MENTE ANIMAL

jan 3rd, 2010 | Por | Categoria: Crônicas        

Nei Duclós

O cachorro se concentra na mente do dono para adivinhar intenções e se antecipar. Desenhamos na mente nosso gesto seguinte, o animal lê e se adianta. Também tem a história do cão que ficava horas quieto esperando e só se movimentava no instante em que o dono, a quilômetros de distância, decidia voltar para casa.

Trazer o chinelo ou rolar quando lhe ordenam não tem valor nenhum. Eles fazem isso só para nos agradar. No fundo, a raça canina é a única dos ditos irracionais que ficou próxima a nós. Nossos ancestrais tinham mais sorte e sabedoria. Sabiam que o puma se instala no pensamento da caça para capturá-la. Não é apenas a espreita, como nos ensinam os documentários sobre a natureza. É outra coisa.

Não é também a “inteligência”, espécie de concessão que fazemos às criaturas ditas inferiores. Os animais possuem a chave do que perdemos. Tente matar a mosca que lhe incomoda. Ela sempre encontra uma saída, por mais que você se esforce. A não ser que uma ferramenta o ajude. Mas o truque, de mãos limpas, é esvaziar a mente, como nos ensinamentos zen. Isso faz com que a futura vítima relaxe, pois acha que você não está a fim de matá-la.

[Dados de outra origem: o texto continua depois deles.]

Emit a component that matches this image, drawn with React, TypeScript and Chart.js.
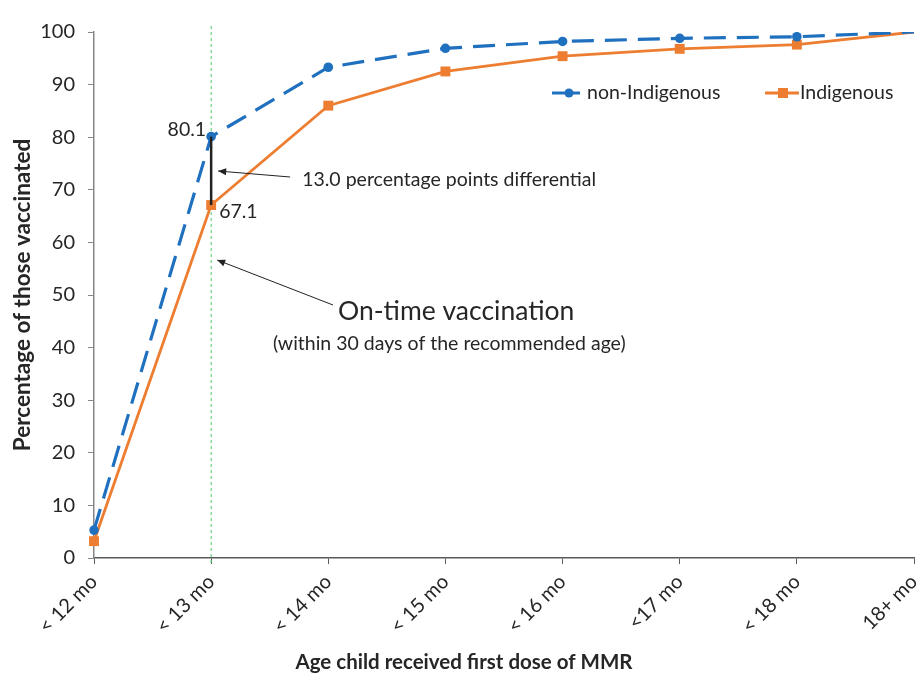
import React, { useEffect, useRef } from "react";
import { Chart, registerables } from "chart.js";

Chart.register(...registerables);

const categories = ["< 12 mo", "< 13 mo", "< 14 mo", "< 15 mo", "< 16 mo", "<17 mo", "< 18 mo", "18+ mo"];
const nonIndigenous = [5.3, 80.1, 93.3, 96.9, 98.2, 98.8, 99.1, 100];
const indigenous = [3.2, 67.1, 86.0, 92.5, 95.4, 96.8, 97.6, 100];
const yTicksMax = 100;
const yStep = 10;
const onTimeIndex = 1;
const xTitle = "Age child received first dose of MMR";
const yTitle = "Percentage of those vaccinated";

const BLUE = "#1F70BF";
const ORANGE = "#ED7D31";
const FONT = "Lato, 'Open Sans', sans-serif";
const TEXT = "#262626";

function arrow(ctx: CanvasRenderingContext2D, x1: number, y1: number, x2: number, y2: number) {
  ctx.save();
  ctx.strokeStyle = "#222";
  ctx.fillStyle = "#222";
  ctx.lineWidth = 1;
  ctx.beginPath();
  ctx.moveTo(x1, y1);
  ctx.lineTo(x2, y2);
  ctx.stroke();
  const a = Math.atan2(y2 - y1, x2 - x1);
  const L = 8, W = 3.5;
  ctx.beginPath();
  ctx.moveTo(x2, y2);
  ctx.lineTo(x2 - L * Math.cos(a) + W * Math.sin(a), y2 - L * Math.sin(a) - W * Math.cos(a));
  ctx.lineTo(x2 - L * Math.cos(a) - W * Math.sin(a), y2 - L * Math.sin(a) + W * Math.cos(a));
  ctx.closePath();
  ctx.fill();
  ctx.restore();
}

const annotationPlugin = {
  id: "annotations",
  beforeDatasetsDraw(chart: any) {
    const { ctx, scales } = chart;
    const x = scales.x.getPixelForValue(onTimeIndex);
    ctx.save();
    ctx.strokeStyle = "#4CCB66";
    ctx.lineWidth = 1;
    ctx.setLineDash([3, 3]);
    ctx.beginPath();
    ctx.moveTo(x, scales.y.top - 6);
    ctx.lineTo(x, scales.y.bottom + 7);
    ctx.stroke();
    ctx.restore();
  },
  afterDatasetsDraw(chart: any) {
    const { ctx, scales } = chart;
    const xs = scales.x, ys = scales.y;
    const x = xs.getPixelForValue(onTimeIndex);
    const yTop = ys.getPixelForValue(nonIndigenous[onTimeIndex]);
    const yBot = ys.getPixelForValue(indigenous[onTimeIndex]);
    ctx.save();
    ctx.strokeStyle = "#222";
    ctx.lineWidth = 2.5;
    ctx.beginPath();
    ctx.moveTo(x, yTop);
    ctx.lineTo(x, yBot);
    ctx.stroke();

    ctx.fillStyle = TEXT;
    ctx.font = `19.5px ${FONT}`;
    ctx.textBaseline = "middle";
    ctx.textAlign = "right";
    ctx.fillText(nonIndigenous[onTimeIndex].toFixed(1), x - 5, yTop - 7);
    ctx.textAlign = "left";
    ctx.fillText(indigenous[onTimeIndex].toFixed(1), x + 8, yBot + 7);

    const diff = (nonIndigenous[onTimeIndex] - indigenous[onTimeIndex]).toFixed(1);
    ctx.fillText(`${diff} percentage points differential`, x + 91, 180);
    arrow(ctx, x + 79, 177, x + 7, 171);

    ctx.font = `26.5px ${FONT}`;
    ctx.fillText("On-time vaccination", 338, 311);
    ctx.font = `19.5px ${FONT}`;
    ctx.fillText("(within 30 days of the recommended age)", 273, 344);
    arrow(ctx, 333, 305, x + 6, 260);

    // legend
    const ly = 93;
    ctx.lineWidth = 3;
    ctx.strokeStyle = BLUE;
    ctx.beginPath();
    ctx.moveTo(552, ly);
    ctx.lineTo(580, ly);
    ctx.stroke();
    ctx.fillStyle = BLUE;
    ctx.beginPath();
    ctx.arc(569, ly, 4.5, 0, Math.PI * 2);
    ctx.fill();
    ctx.strokeStyle = ORANGE;
    ctx.beginPath();
    ctx.moveTo(765, ly);
    ctx.lineTo(799, ly);
    ctx.stroke();
    ctx.fillStyle = ORANGE;
    ctx.fillRect(778, ly - 5, 10, 10);
    ctx.fillStyle = TEXT;
    ctx.font = `19.5px ${FONT}`;
    ctx.textAlign = "left";
    ctx.fillText("non-Indigenous", 587, ly);
    ctx.fillText("Indigenous", 800, ly);

    // x axis title, centred on the figure
    ctx.font = `bold 20.5px ${FONT}`;
    ctx.textAlign = "center";
    ctx.fillText(xTitle, 464, 662);
    ctx.restore();
  },
};

export default function App() {
  const ref = useRef<HTMLCanvasElement | null>(null);
  useEffect(() => {
    document.body.style.margin = "0";
    const canvas = ref.current!;
    const last = categories.length - 1;
    const chart = new Chart(canvas, {
      type: "line",
      data: {
        labels: categories,
        datasets: [
          {
            label: "non-Indigenous",
            data: nonIndigenous,
            borderColor: BLUE,
            backgroundColor: BLUE,
            borderWidth: 3.2,
            borderDash: [22, 11],
            pointStyle: "circle",
            pointRadius: categories.map((_, i) => (i === last ? 0 : 4.8)),
            pointBorderWidth: 0,
            tension: 0,
          },
          {
            label: "Indigenous",
            data: indigenous,
            borderColor: ORANGE,
            backgroundColor: ORANGE,
            borderWidth: 2.8,
            pointStyle: "rect",
            pointRadius: categories.map((_, i) => (i === last ? 0 : 7)),
            pointBorderWidth: 0,
            tension: 0,
          },
        ],
      },
      options: {
        responsive: false,
        animation: false,
        layout: { padding: { top: 32, right: 6, left: 0, bottom: 0 } },
        plugins: { legend: { display: false }, tooltip: { enabled: false } },
        scales: {
          x: {
            grid: { drawOnChartArea: false, drawTicks: true, tickLength: 6, color: "#595959", lineWidth: 1 },
            border: { color: "#595959", width: 1.5 },
            ticks: { font: { size: 20, family: FONT }, color: TEXT, minRotation: 45, maxRotation: 45, padding: 6, autoSkip: false },
            title: { display: false, text: xTitle },
            afterFit: (s: any) => {
              s.height = 675 - 558;
              s.paddingLeft = 0;
              s.paddingRight = 0;
            },
          },
          y: {
            min: 0,
            max: yTicksMax,
            grid: { drawOnChartArea: false, drawTicks: true, tickLength: 6, color: "#868686" },
            border: { color: "#868686", width: 1.5 },
            ticks: { stepSize: yStep, font: { size: 20, family: FONT }, color: TEXT, padding: 13 },
            title: {
              display: true,
              text: yTitle,
              font: { size: 22.5, weight: "bold", family: FONT },
              color: TEXT,
              padding: { top: 9, bottom: 0 },
            },
            afterFit: (s: any) => {
              s.width = 94;
              s.paddingTop = 0;
              s.paddingBottom = 0;
            },
          },
        },
      },
      plugins: [annotationPlugin],
    });
    return () => chart.destroy();
  }, []);
  return <canvas ref={ref} width={921} height={675} style={{ display: "block" }} />;
}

Aí um gesto brusco acaba pegando-a em pleno vôo. Obama mostrou isso esses tempos num programa de TV.

Quando o perdigueiro “amarra” a presa, acontece um duelo mental. O cachorro está trêmulo de tensão. Todo seu corpo se concentra no futuro movimento da perdiz. O olho da ave está dividido entre a visão do algoz e o vôo iminente. Ela então arrisca. No exato segundo que tenta dar o salto, o cão se atraca. Quem acompanhou os adultos no meio do pampa, armados de espingardas e cartucheiras, sabe disso.

Os pioneiros aprenderam truques para aprisionar os animais apenas com a mente. Bastava sacudir pedras numa panela no momento em que a onça urrava nos arredores. Repetir o gesto duas ou três vezes era suficiente. No dia seguinte, ela ainda estava lá, acuada, presa num espaço imaginário. Quem contava essa história era Orlando Villas Boas, que mergulhava no rio junto com a comida, para escapar das varejeiras. Um dia ele revelou o que um índio lhe disse sobre a existência de um “céu do céu”.

Não se trata de primitivismo ou magia. É, antes, o acervo de maravilhas que jogamos fora enquanto perdemos tempo discutindo política brasileira.